§ WHAT YOU ARE ASKED TO DO
Every line of the listing must be reproduced as it stands. Leave the images behind.

§ DATA BLOCK
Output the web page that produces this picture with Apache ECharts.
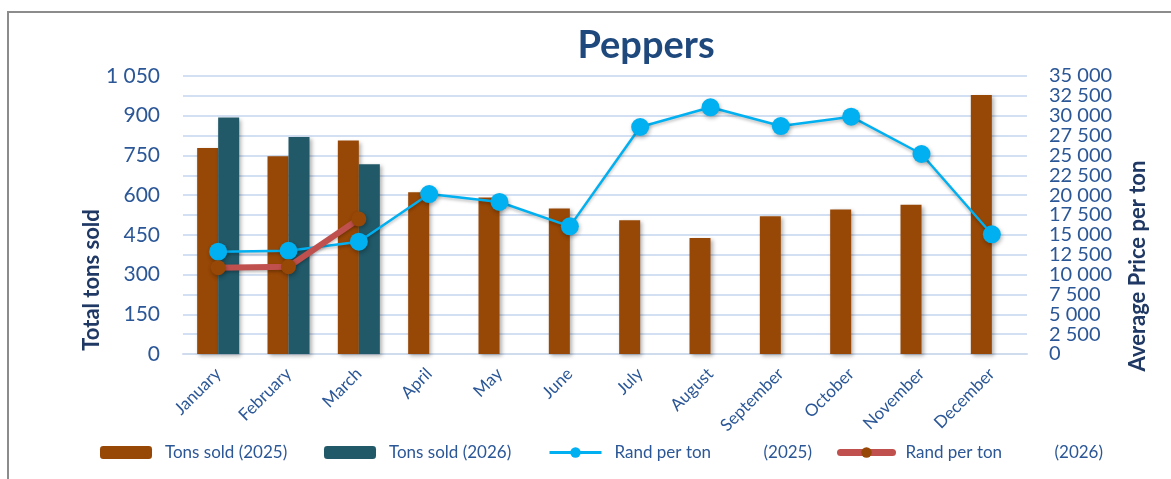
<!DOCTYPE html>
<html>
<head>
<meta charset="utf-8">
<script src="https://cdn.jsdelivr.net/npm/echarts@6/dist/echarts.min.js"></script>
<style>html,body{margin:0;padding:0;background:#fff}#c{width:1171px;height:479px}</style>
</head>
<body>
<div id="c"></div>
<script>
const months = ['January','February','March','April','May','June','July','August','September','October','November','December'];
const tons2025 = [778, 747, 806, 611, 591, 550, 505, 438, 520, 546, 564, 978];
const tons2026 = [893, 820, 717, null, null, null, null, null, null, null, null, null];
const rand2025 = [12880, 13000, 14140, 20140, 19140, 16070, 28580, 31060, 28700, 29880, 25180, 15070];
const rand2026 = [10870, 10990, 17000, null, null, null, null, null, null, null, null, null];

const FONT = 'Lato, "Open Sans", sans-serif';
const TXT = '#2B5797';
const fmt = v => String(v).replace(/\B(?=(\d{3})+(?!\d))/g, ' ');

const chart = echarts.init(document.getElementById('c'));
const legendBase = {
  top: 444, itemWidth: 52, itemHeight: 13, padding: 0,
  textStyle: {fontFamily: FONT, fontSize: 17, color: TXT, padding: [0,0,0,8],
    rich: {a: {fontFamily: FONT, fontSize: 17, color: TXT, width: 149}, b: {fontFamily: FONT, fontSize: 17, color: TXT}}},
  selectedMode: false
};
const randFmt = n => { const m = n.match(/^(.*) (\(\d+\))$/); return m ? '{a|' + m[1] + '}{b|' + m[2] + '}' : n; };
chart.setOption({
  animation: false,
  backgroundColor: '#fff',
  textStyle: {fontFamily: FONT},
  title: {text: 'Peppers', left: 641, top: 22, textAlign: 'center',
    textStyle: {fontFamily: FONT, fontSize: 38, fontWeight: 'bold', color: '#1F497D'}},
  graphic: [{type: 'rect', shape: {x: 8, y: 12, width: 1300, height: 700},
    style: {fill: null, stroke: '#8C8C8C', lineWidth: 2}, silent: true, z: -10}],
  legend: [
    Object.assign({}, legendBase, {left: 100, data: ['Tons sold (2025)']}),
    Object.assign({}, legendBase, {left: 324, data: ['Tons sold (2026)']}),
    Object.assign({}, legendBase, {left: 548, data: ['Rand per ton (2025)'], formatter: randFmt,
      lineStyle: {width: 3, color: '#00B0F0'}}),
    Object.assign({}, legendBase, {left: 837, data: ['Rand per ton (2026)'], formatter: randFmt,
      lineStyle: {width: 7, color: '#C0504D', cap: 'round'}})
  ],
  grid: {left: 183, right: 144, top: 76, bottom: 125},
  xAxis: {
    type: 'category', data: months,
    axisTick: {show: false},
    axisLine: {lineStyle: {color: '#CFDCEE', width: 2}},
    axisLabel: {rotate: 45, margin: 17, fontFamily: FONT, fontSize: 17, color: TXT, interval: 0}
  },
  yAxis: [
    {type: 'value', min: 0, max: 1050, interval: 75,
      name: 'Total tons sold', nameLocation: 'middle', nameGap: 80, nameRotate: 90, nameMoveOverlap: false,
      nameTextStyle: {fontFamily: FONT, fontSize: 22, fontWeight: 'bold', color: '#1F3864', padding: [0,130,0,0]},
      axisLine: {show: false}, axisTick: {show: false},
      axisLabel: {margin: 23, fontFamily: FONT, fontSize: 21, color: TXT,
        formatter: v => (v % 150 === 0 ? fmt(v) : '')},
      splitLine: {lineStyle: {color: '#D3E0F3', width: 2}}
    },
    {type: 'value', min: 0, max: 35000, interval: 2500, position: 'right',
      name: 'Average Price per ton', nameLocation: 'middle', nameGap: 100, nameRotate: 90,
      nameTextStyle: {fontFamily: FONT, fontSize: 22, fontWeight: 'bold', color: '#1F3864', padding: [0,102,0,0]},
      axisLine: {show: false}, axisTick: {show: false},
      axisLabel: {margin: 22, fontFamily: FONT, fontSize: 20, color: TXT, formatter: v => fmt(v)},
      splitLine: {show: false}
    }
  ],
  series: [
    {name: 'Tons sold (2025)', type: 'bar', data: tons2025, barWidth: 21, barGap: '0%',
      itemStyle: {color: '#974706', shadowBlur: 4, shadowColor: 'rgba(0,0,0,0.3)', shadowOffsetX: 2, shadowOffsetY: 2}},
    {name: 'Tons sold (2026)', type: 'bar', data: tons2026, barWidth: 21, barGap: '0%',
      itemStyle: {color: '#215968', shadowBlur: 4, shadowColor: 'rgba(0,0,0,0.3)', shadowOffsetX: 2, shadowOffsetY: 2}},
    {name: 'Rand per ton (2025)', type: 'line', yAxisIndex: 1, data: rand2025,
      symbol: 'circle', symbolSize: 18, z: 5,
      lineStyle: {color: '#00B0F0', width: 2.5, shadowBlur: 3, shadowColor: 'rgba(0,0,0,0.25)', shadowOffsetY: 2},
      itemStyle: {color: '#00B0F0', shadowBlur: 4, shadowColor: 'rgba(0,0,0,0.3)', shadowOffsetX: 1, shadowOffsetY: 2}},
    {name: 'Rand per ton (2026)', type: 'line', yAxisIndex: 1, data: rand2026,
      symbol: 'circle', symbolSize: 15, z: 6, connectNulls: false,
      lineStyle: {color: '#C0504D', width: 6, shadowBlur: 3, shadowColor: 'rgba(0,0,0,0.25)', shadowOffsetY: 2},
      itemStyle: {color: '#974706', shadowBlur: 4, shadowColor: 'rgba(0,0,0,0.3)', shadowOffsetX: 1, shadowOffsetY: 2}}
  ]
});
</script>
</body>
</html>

§ SOLUTION FOR THIS PROBLEM
Output the web page that produces this picture with Apache ECharts.
<!DOCTYPE html>
<html>
<head>
<meta charset="utf-8">
<script src="https://cdn.jsdelivr.net/npm/echarts@6/dist/echarts.min.js"></script>
<style>html,body{margin:0;padding:0;background:#fff}#c{width:1171px;height:479px}</style>
</head>
<body>
<div id="c"></div>
<script>
const months = ['January','February','March','April','May','June','July','August','September','October','November','December'];
const tons2025 = [778, 747, 806, 611, 591, 550, 505, 438, 520, 546, 564, 978];
const tons2026 = [893, 820, 717, null, null, null, null, null, null, null, null, null];
const rand2025 = [12880, 13000, 14140, 20140, 19140, 16070, 28580, 31060, 28700, 29880, 25180, 15070];
const rand2026 = [10870, 10990, 17000, null, null, null, null, null, null, null, null, null];

const FONT = 'Lato, "Open Sans", sans-serif';
const TXT = '#2B5797';
const fmt = v => String(v).replace(/\B(?=(\d{3})+(?!\d))/g, ' ');

const chart = echarts.init(document.getElementById('c'));
const legendBase = {
  top: 444, itemWidth: 52, itemHeight: 13, padding: 0,
  textStyle: {fontFamily: FONT, fontSize: 17, color: TXT, padding: [0,0,0,8],
    rich: {a: {fontFamily: FONT, fontSize: 17, color: TXT, width: 149}, b: {fontFamily: FONT, fontSize: 17, color: TXT}}},
  selectedMode: false
};
const randFmt = n => { const m = n.match(/^(.*) (\(\d+\))$/); return m ? '{a|' + m[1] + '}{b|' + m[2] + '}' : n; };
chart.setOption({
  animation: false,
  backgroundColor: '#fff',
  textStyle: {fontFamily: FONT},
  title: {text: 'Peppers', left: 641, top: 22, textAlign: 'center',
    textStyle: {fontFamily: FONT, fontSize: 38, fontWeight: 'bold', color: '#1F497D'}},
  graphic: [{type: 'rect', shape: {x: 8, y: 12, width: 1300, height: 700},
    style: {fill: null, stroke: '#8C8C8C', lineWidth: 2}, silent: true, z: -10}],
  legend: [
    Object.assign({}, legendBase, {left: 100, data: ['Tons sold (2025)']}),
    Object.assign({}, legendBase, {left: 324, data: ['Tons sold (2026)']}),
    Object.assign({}, legendBase, {left: 548, data: ['Rand per ton (2025)'], formatter: randFmt,
      lineStyle: {width: 3, color: '#00B0F0'}}),
    Object.assign({}, legendBase, {left: 837, data: ['Rand per ton (2026)'], formatter: randFmt,
      lineStyle: {width: 7, color: '#C0504D', cap: 'round'}})
  ],
  grid: {left: 183, right: 144, top: 76, bottom: 125},
  xAxis: {
    type: 'category', data: months,
    axisTick: {show: false},
    axisLine: {lineStyle: {color: '#CFDCEE', width: 2}},
    axisLabel: {rotate: 45, margin: 17, fontFamily: FONT, fontSize: 17, color: TXT, interval: 0}
  },
  yAxis: [
    {type: 'value', min: 0, max: 1050, interval: 75,
      name: 'Total tons sold', nameLocation: 'middle', nameGap: 80, nameRotate: 90, nameMoveOverlap: false,
      nameTextStyle: {fontFamily: FONT, fontSize: 22, fontWeight: 'bold', color: '#1F3864', padding: [0,130,0,0]},
      axisLine: {show: false}, axisTick: {show: false},
      axisLabel: {margin: 23, fontFamily: FONT, fontSize: 21, color: TXT,
        formatter: v => (v % 150 === 0 ? fmt(v) : '')},
      splitLine: {lineStyle: {color: '#D3E0F3', width: 2}}
    },
    {type: 'value', min: 0, max: 35000, interval: 2500, position: 'right',
      name: 'Average Price per ton', nameLocation: 'middle', nameGap: 100, nameRotate: 90,
      nameTextStyle: {fontFamily: FONT, fontSize: 22, fontWeight: 'bold', color: '#1F3864', padding: [0,102,0,0]},
      axisLine: {show: false}, axisTick: {show: false},
      axisLabel: {margin: 22, fontFamily: FONT, fontSize: 20, color: TXT, formatter: v => fmt(v)},
      splitLine: {show: false}
    }
  ],
  series: [
    {name: 'Tons sold (2025)', type: 'bar', data: tons2025, barWidth: 21, barGap: '0%',
      itemStyle: {color: '#974706', shadowBlur: 4, shadowColor: 'rgba(0,0,0,0.3)', shadowOffsetX: 2, shadowOffsetY: 2}},
    {name: 'Tons sold (2026)', type: 'bar', data: tons2026, barWidth: 21, barGap: '0%',
      itemStyle: {color: '#215968', shadowBlur: 4, shadowColor: 'rgba(0,0,0,0.3)', shadowOffsetX: 2, shadowOffsetY: 2}},
    {name: 'Rand per ton (2025)', type: 'line', yAxisIndex: 1, data: rand2025,
      symbol: 'circle', symbolSize: 18, z: 5,
      lineStyle: {color: '#00B0F0', width: 2.5, shadowBlur: 3, shadowColor: 'rgba(0,0,0,0.25)', shadowOffsetY: 2},
      itemStyle: {color: '#00B0F0', shadowBlur: 4, shadowColor: 'rgba(0,0,0,0.3)', shadowOffsetX: 1, shadowOffsetY: 2}},
    {name: 'Rand per ton (2026)', type: 'line', yAxisIndex: 1, data: rand2026,
      symbol: 'circle', symbolSize: 15, z: 6, connectNulls: false,
      lineStyle: {color: '#C0504D', width: 6, shadowBlur: 3, shadowColor: 'rgba(0,0,0,0.25)', shadowOffsetY: 2},
      itemStyle: {color: '#974706', shadowBlur: 4, shadowColor: 'rgba(0,0,0,0.3)', shadowOffsetX: 1, shadowOffsetY: 2}}
  ]
});
</script>
</body>
</html>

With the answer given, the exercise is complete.